Работа по созданию крымской идеологии и изысканию новых путей завершилась следующим приказом Врангеля, опубликованным в специальном выпуске официальной газеты «Военный Голос».
- Слушайте, русские люди, за что мы боремся?! За поруганную веру и оскорбленные ее святыни. За освобождение русского народа от ига коммунистов, бродяг и каторжников, вконец разоривших Святую Русь. За прекращение междоусобной брани. За то, чтобы крестьянин, приобретая в собственность обрабатываемую им землю, занялся бы мирным трудом. За то, чтобы честный рабочий был обеспечен хлебом на старости лет. За то, чтобы истинная свобода и право царили на Святой Руси. За то, чтобы русский народ сам выбрал бы себе Хозяина. Помогите мне, русские люди, спасите Родину…

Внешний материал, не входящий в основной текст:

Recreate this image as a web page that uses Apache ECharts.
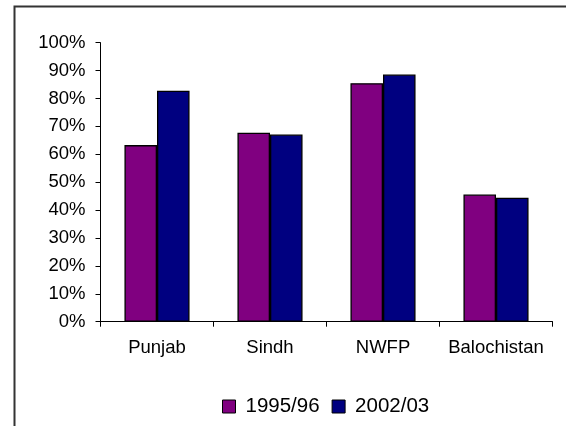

Слово «Хозяин» было напечатано крупными буквами. Ясно было, какое содержание вкладывалось в этот специфический термин. Конечно же, цензура сделала строгий нагоняй редакции самой левой севастопольской газеты «Крымский Вестник» за попытку напечатать статью, автор которой доказывал, что под «хозяином» нужно понимать Учредительное Собрание. Одновременно с этим газеты типа «Вечернего Слова» печатали восторженные статьи о том, что «рассеялись, наконец, учредительные туманы», и... отныне возрождение России пойдет быстрым темпом.
Теперь у лиц, занимавших ответственные посты в Крыму, были окончательно развязаны руки. Черносотенцы, в особенности из аграриев, ликовали. Разработка аграрного закона затормозилась, ибо председатель земельной комиссии сенатор Глинка откровенно заявил журналистам, что «только царь в полном объеме может разрешить земельный вопрос».
Подхалимы и льстецы уже открыто выставляли кандидатуру «Петра Четвертого» на царский престол, и Врангель вынужден был выступить со скромным опровержением в печати…
В удушливой атмосфере белой военной диктатуры не слышно было ни одного протестующего, смелого, честного, независимого голоса. Все было задушено, придавлено, загнано в подполье.
Бельмом на глазу у Врангеля с момента его вступления на пост главнокомандующего была лишь Евпатория, где разместились донцы во главе с генералом Сидориным.